Saturday, April 8th, 2023

In 1780, the East India Company found itself more than £10 million in debt and unable to pay its own salaries, William Dalrymple explains (in The Anarchy), and its poor reputation had global consequences:

In America, the Patriots had turned on the King, partly as a result of government’s attempts to sell the stockpiles of East India Company tea, onto which was slapped British taxes: the Boston Tea Party, an event that built support for what would become the American War of Independence by dumping 90,000 pounds of EIC tea, worth £9,659 (over £1 million today), in Boston harbour, was in part provoked by fears that the Company might now be let loose on the thirteen colonies, much as it had been in Bengal.

[…]

Even as Haidar was pursuing a terrified Munro back to Madras, British forces in America were already on their way to the final defeat by Washington at Yorktown, and the subsequent surrender of British forces in America in October.

[…]

In Parliament, a year later, one MP noted that ‘in Europe we have lost Minorca, in America 13 provinces, and the two Pensacolas; in the West Indies, Tobago; and some settlements in Africa’. ‘The British Empire,’ wrote Edmund Burke, ‘is tottering to its foundation.’

Comments

  1. Gavin Longmuir says:

    Well, you did it! You made me order up a copy of “The Anarchy” and read it. Powerful stuff. Thank you for the prompt.

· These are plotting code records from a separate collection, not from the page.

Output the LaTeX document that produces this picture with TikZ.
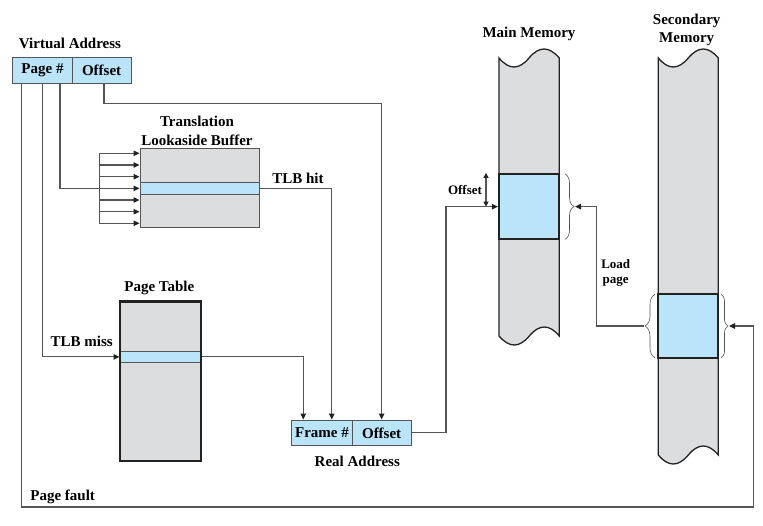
\documentclass[tikz,border=0pt]{standalone}
\usepackage{fontspec}
\setmainfont{Liberation Serif}
\usetikzlibrary{arrows.meta,decorations.pathreplacing,calc}
\definecolor{memgray}{HTML}{DCDDDF}
\definecolor{membl}{HTML}{BAE4F7}
\definecolor{lnc}{HTML}{555555}
\definecolor{edge}{HTML}{222222}
\begin{document}
\begin{tikzpicture}[x=1pt,y=-1pt,
  font=\bfseries\fontsize{15}{18.3}\selectfont,
  conn/.style={draw=lnc, line width=1.1pt},
  arr/.style={conn, -{Triangle[length=6pt,width=5.5pt,color=edge]}},
  darr/.style={conn, {Triangle[length=5pt,width=5pt,color=edge]}-{Triangle[length=5pt,width=5pt,color=edge]}},
  fieldbox/.style={draw=lnc, fill=membl, line width=1pt, inner sep=0pt, minimum height=26pt},
  rowbox/.style={draw=lnc, fill=membl, line width=1pt, inner sep=0pt},
  blk/.style={draw=edge, fill=membl, line width=2.2pt, inner sep=0pt},
  colshape/.style={fill=memgray, draw=edge, line width=1.3pt},
  brc/.style={draw=lnc, line width=0.6pt, decorate},
  lbl/.style={inner sep=0pt},
  small/.style={inner sep=0pt, font=\bfseries\fontsize{13}{15}\selectfont}]
\useasboundingbox (0,0) rectangle (763,525);

% Virtual address
\node[lbl] (lva) at (70,43) {Virtual Address};
\node[fieldbox, minimum width=59.6pt] (page) at (42.5,70.3) {Page \#};
\node[fieldbox, minimum width=58.7pt] (voff) at (101.65,70.3) {Offset};

% TLB
\node[lbl, align=center] (ltlb) at (197,131) {Translation\\Lookaside Buffer};
\node[draw=lnc, fill=memgray, line width=1pt, minimum width=119.3pt, minimum height=79pt, inner sep=0pt] (tlb) at (199.65,187.8) {};
\node[rowbox, minimum width=119.3pt, minimum height=11.3pt] (tlbrow) at (199.65,188.35) {};
\draw[conn] (99.3,153.3) -- (99.3,223.3);
\foreach \yy in {153.3,165,176.7,200,211.7,223.3}
  \draw[arr] (99.3,\yy) -- (tlb.west |- 0,\yy);
\node[lbl] (lhit) at (298,178) {TLB hit};

% Page table
\node[lbl] (lpt) at (159.3,288.3) {Page Table};
\node[fill=memgray, minimum width=81pt, minimum height=159.3pt, inner sep=0pt] (pt) at (160.5,381.35) {};
\node[rowbox, minimum width=81pt, minimum height=11.7pt] (ptrow) at (160.5,356.85) {};
\draw[draw=edge, line width=2.2pt] (pt.north west) rectangle (pt.south east);
\node[lbl] (lmiss) at (81.7,341.7) {TLB miss};

% Real address
\node[fieldbox, minimum width=60.6pt, minimum height=25.7pt] (frame) at (322,432.85) {Frame \#};
\node[fieldbox, minimum width=58.7pt, minimum height=25.7pt] (roff) at (381.65,432.85) {Offset};
\node[lbl] (lra) at (357.3,461) {Real Address};

% Main memory
\node[lbl] (lmm) at (529,34) {Main Memory};
\path[colshape] (499,58) .. controls (509,70) and (519,70) .. (529,58)
  .. controls (539,46) and (549,46) .. (559.3,58) -- (559.3,336)
  .. controls (549.3,324) and (539.3,324) .. (529.3,336)
  .. controls (519.3,348) and (509.3,348) .. (499,336) -- cycle;
\node[blk, minimum width=60.3pt, minimum height=65.3pt] (mmblk) at (529.15,206.65) {};
\draw[brc, decoration={brace, amplitude=9pt}] (565,174) -- (565,239.3);
\coordinate (mmbr) at (575,206.65);
\draw[darr] (mmblk.north west -| 486,0) -- (mmblk.west -| 486,0);
\node[small] (loff) at (465,190) {Offset};

% Secondary memory
\node[lbl, align=center] (lsm) at (686.7,30) {Secondary\\Memory};
\path[colshape] (658.3,58) .. controls (668.3,70) and (678.3,70) .. (688.3,58)
  .. controls (698.3,46) and (708.3,46) .. (718.3,58) -- (718.3,455)
  .. controls (708.3,443) and (698.3,443) .. (688.3,455)
  .. controls (678.3,467) and (668.3,467) .. (658.3,455) -- cycle;
\node[blk, minimum width=60pt, minimum height=63.4pt] (smblk) at (688.3,326) {};
\draw[brc, decoration={brace, amplitude=10pt}] (655,357.7) -- (655,294.3);
\draw[brc, decoration={brace, amplitude=7pt}] (721,294.3) -- (721,357.7);
\coordinate (slb) at (644,326);
\coordinate (srb) at (729,326);
\node[small, align=center] (lload) at (615.7,272.5) {Load\\page};

% Connectors
\coordinate (c1) at (104,103.3);
\draw[arr] (voff.south -| c1) -- (c1) -| (roff.north);
\draw[arr] (page.south -| 60,0) |- (tlbrow.west);
\coordinate (hitx) at (331.7,0);
\draw[arr] (tlbrow.east) -| (frame.north -| hitx);
\coordinate (ptx) at (303.3,0);
\draw[arr] (ptrow.east) -| (frame.north -| ptx);
\draw[arr] (page.south -| 42.7,0) |- (ptrow.west);
\coordinate (c2) at (446,0);
\draw[arr] (roff.east) -- (roff.east -| c2) |- (mmblk.west);
\coordinate (lp) at (596.7,0);
\draw[arr] (slb) -- (slb -| lp) |- (mmbr);
\coordinate (pfl) at (21.7,507);
\coordinate (pfr) at (753.3,507);
\draw[arr] (page.south -| pfl) -- (pfl) -- (pfr) |- (srb);
\node[lbl] (lpf) at (62.7,497.3) {Page fault};
\end{tikzpicture}
\end{document}
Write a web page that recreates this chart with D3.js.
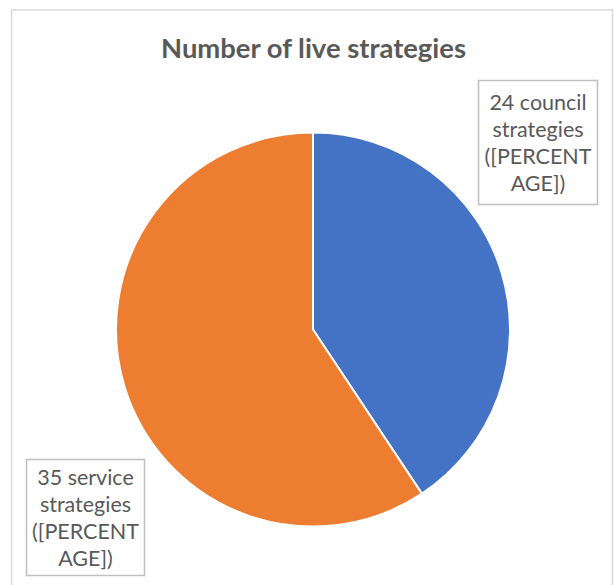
<!DOCTYPE html>
<html>
<head>
<meta charset="utf-8">
<script src="https://cdn.jsdelivr.net/npm/d3@7"></script>
<style>
    html, body { margin: 0; padding: 0; background: #fff; }
    svg { display: block; font-family: Lato, "Open Sans", sans-serif; }
</style>
</head>
<body>
<script>
// data
var categories = ['council', 'service'];
var values = [24, 35];
var labelLines = [
    ['24 council', 'strategies', '([PERCENT', 'AGE])'],
    ['35 service', 'strategies', '([PERCENT', 'AGE])']
];
var colors = ['#4472C4', '#ED7D31'];

var width = 614;
var height = 585;

var svg = d3.select('body')
    .append('svg')
    .attr('width', width)
    .attr('height', height);

// chart frame
svg.append('rect')
    .attr('x', 11.5)
    .attr('y', 10)
    .attr('width', 601)
    .attr('height', 600)
    .attr('fill', '#fff')
    .attr('stroke', '#d9d9d9')
    .attr('stroke-width', 1.5);

svg.append('text')
    .attr('x', 313.5)
    .attr('y', 58)
    .attr('text-anchor', 'middle')
    .attr('font-size', 27.4)
    .attr('font-weight', 'bold')
    .attr('fill', '#595959')
    .text('Number of live strategies');

var cx = 313;
var cy = 329.5;
var radius = 197;

var pie = d3.pie()
    .sort(null)
    .value(function (d) {
        return d;
    });

var arc = d3.arc()
    .innerRadius(0)
    .outerRadius(radius);

var g = svg.append('g')
    .attr('transform', 'translate(' + cx + ',' + cy + ')');

g.selectAll('path')
    .data(pie(values))
    .enter()
    .append('path')
    .attr('d', arc)
    .attr('fill', function (d, i) {
        return colors[i];
    })
    .attr('stroke', '#fff')
    .attr('stroke-width', 2);

// data labels (boxes placed like the original's callouts)
var boxes = [
    { x: 478.5, y: 80.5, w: 119, h: 124 },
    { x: 26.5, y: 459.5, w: 118, h: 116 }
];

var lineHeight = 27;

boxes.forEach(function (b, i) {
    var lg = svg.append('g');
    lg.append('rect')
        .attr('x', b.x)
        .attr('y', b.y)
        .attr('width', b.w)
        .attr('height', b.h)
        .attr('fill', '#fff')
        .attr('stroke', '#bfbfbf')
        .attr('stroke-width', 1.5);

    var lines = labelLines[i];
    var startY = b.y + b.h / 2 - (lines.length - 1) * lineHeight / 2;
    lg.selectAll('text')
        .data(lines)
        .enter()
        .append('text')
        .attr('x', b.x + b.w / 2)
        .attr('y', function (d, j) {
            return startY + j * lineHeight;
        })
        .attr('dy', '0.35em')
        .attr('text-anchor', 'middle')
        .attr('font-size', 21.5)
        .attr('fill', '#595959')
        .text(function (d) {
            return d;
        });
});
</script>
</body>
</html>
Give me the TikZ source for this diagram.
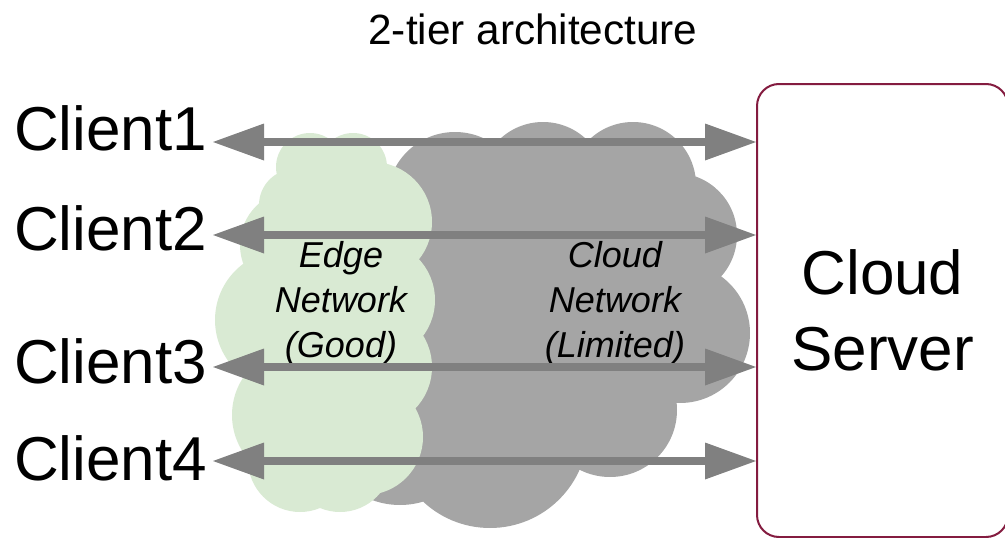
\documentclass[tikz,border=0pt]{standalone}
\usepackage{fontspec}
\setmainfont{Liberation Sans}
\usetikzlibrary{arrows.meta}

\definecolor{cloudgray}{RGB}{165,165,165}
\definecolor{edgegreen}{RGB}{217,234,211}
\definecolor{linkgray}{RGB}{128,128,128}
\definecolor{serverred}{RGB}{132,28,64}

\begin{document}
\begin{tikzpicture}[x=1pt, y=-1pt,
  >={Triangle[length=51pt, width=37pt, line width=0pt]},
  bigtext/.style={font=\fontsize{62}{76}\selectfont, inner sep=0pt},
  client/.style={bigtext, anchor=base west},
  nettext/.style={font=\fontsize{36}{45}\selectfont\itshape, align=center, inner sep=0pt},
  link/.style={draw=linkgray, line width=7.5pt, <->},
  serverbox/.style={bigtext, draw=serverred, line width=2pt, rounded corners=22pt,
    minimum width=251pt, minimum height=453pt, align=center, fill=white}]

\useasboundingbox (0,0) rectangle (1005,538);

% title
\node[font=\fontsize{42.3}{50}\selectfont, anchor=base, inner sep=0pt] (title) at (533,45) {2-tier architecture};

% cloud network (grey)
\fill[cloudgray]
  (455,200) circle (68pt)
  (543,185) circle (63pt)
  (633,185) circle (63pt)
  (675,235) circle (62pt)
  (680,333) circle (70pt)
  (610,410) circle (67pt)
  (490,430) circle (98pt)
  (400,425) circle (80pt);
\fill[cloudgray] (400,200) rectangle (680,400);

% edge network (green)
\fill[edgegreen]
  (310,167) circle (34pt)
  (353,167) circle (34pt)
  (295,205) circle (36pt)
  (372,222) circle (60pt)
  (375,300) circle (60pt)
  (372,367) circle (60pt)
  (365,437) circle (58pt)
  (340,460) circle (52pt)
  (295,245) circle (55pt)
  (285,320) circle (70pt)
  (300,415) circle (68pt)
  (300,460) circle (52pt);
\fill[edgegreen] (290,190) rectangle (380,470);

% network labels
\node[nettext] (edge) at (341,303) {Edge\\Network\\(Good)};
\node[nettext] (cloud) at (615,303) {Cloud\\Network\\(Limited)};

% clients
\node[client] (c1) at (14,150) {Client1};
\node[client] (c2) at (14,250) {Client2};
\node[client] (c3) at (14,383) {Client3};
\node[client] (c4) at (14,480) {Client4};

% server
\node[serverbox] (srv) at (882.5,310.5) {Cloud\\Server};

% links between clients and server
\coordinate (a1) at (213,142);
\coordinate (a2) at (213,235);
\coordinate (a3) at (213,367);
\coordinate (a4) at (213,461);
\foreach \i in {1,...,4}
  \draw[link] (a\i) -- (a\i -| srv.west);
\end{tikzpicture}
\end{document}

    Mr. Dalrymple’s sympathies are clearly with the Indians who suffered at the hands of the English East India Company. But he does not dwell on a point which is clear from his excellent book — Most of the privations forced on ordinary Indians were done at the hands of other Indians, even though they may have been working for the English.

    Perhaps that should not be a surprise. India is as diverse as Europe, and historically most of the miseries visited upon Europeans were at the hands of other Europeans.

  2. Isegoria says:

    Gavin, I hope you enjoy The Anarchy! The Kindle edition is well worth the $9.99 they’re charging.

  3. Gavin Longmuir says:

    Thank you. Yes, “The Anarchy” is well worth reading. Thanks again for your recommendation.

    I confess to a strong distaste for reading full-length books on little electronic screens. We spend our workdays focused on electronic screens — don’t have to do that in our spare time. Instead, I bought a good used book for less than the price of the Kindle version. There is something about holding a real physical text in one’s hands!